「光触媒」とは、光を酸化チタンに当てることで、水が酸素と水素に分解される効果のこと。この「光触媒」の反応を発見、ノーベル賞候補にも名前が挙がる藤嶋昭・東京大学特別栄誉教授と、その研究チームが中国の上海理工大で研究活動を行うことが4日、各メディアによって報道された。
「光触媒は外壁の汚れ防止や、空気を清浄する機器などに実用化され、近年は新型コロナウイルスの感染力を失わせる研究でも注目を集めていました。上海理工大の発表によれば、同大では藤嶋氏のチームが中心となり、光触媒に関する研究所を新設し、研究を進めるとしていますが、藤嶋氏は日本国際賞や文化勲章を受けた、その世界では日本の頭脳と呼ばれる人物。そんな有能な科学者の中国行きに関係者の間からは大きな落胆の声が上がっています」(科学ジャーナリスト)
ここ数年、中国で研究する日本人科学者が後を絶たない。というのも、かねてから科学技術強国を目指す中国は、海外から優秀な人材を集める「千人計画」プロジェクトが進行中で、前出のジャーナリストによれば、
「近年、日本からも中国の大学などの機関で働くようスカウトされる事例が相次いでいて、昨年に大手新聞が反対キャンペーを張り話題になりました。ただ、『千日計画』はある意味きっかけであって、問題の根っこには日本の研究費の少なさや科学者の低い待遇等、根深い問題がある。
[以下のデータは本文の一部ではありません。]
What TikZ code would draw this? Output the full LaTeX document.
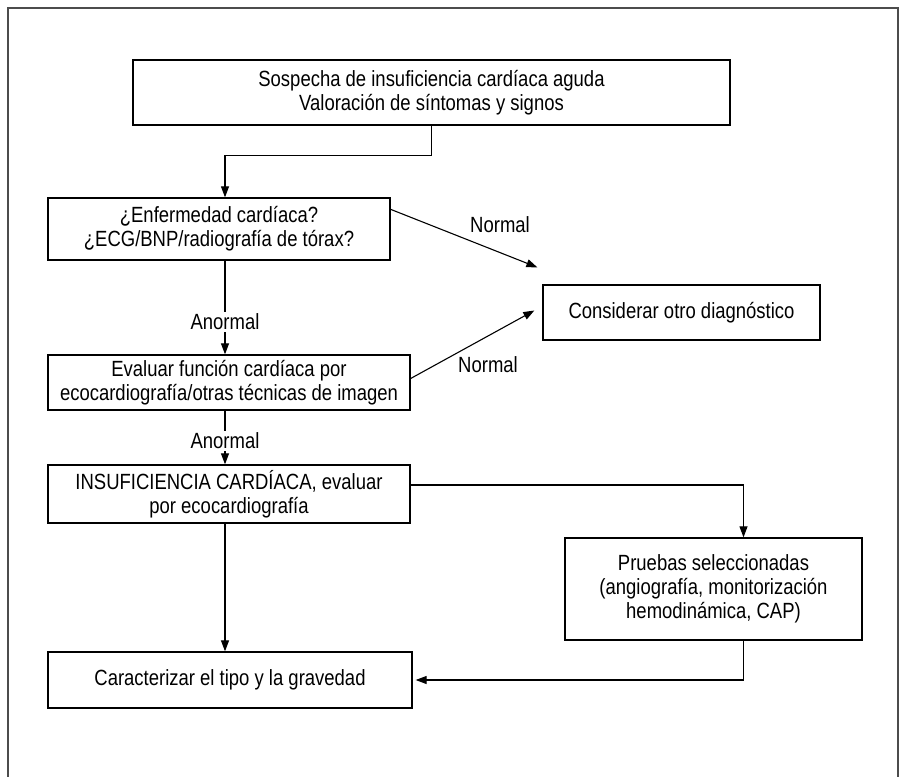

つまり、彼らも好んで千人計画に参加しているわけではなく、資金不足などから、やむなく中国に流れているというのが実情」なのだという。
では、実際に日本と中国とで、科学者が置かれる環境はどのくらい違うのだろうか。
「中国では基本、大学と地方政府が共同で研究費を用意するため、資金も豊富で給与もある程度高額で保障されています。しかも、中国では給与のほかに、たとえば研究資金として3年間に3000万円が提供される、といったケースはよくある話。一方、日本ではたとえ米国で博士号を取っても、帰国後には仕事が見つからず、研究室も用意してもらえないという研究者は少なくない。研究者にとって研究資金は必要不可欠ですからね。中国に行けば資金を心配することなく研究に没頭できるとなれば、そちらに流れるのは自然の理でしょう。ですから問題は、日本における研究環境にあるということです」(前出・ジャーナリスト)
科学の世界に限らず、どんな業界でも一番難しいとされるのが、人材確保だ。日本の未来は科学技術の発展抜きには語れない。そのことを政府は再認識すべきだろう。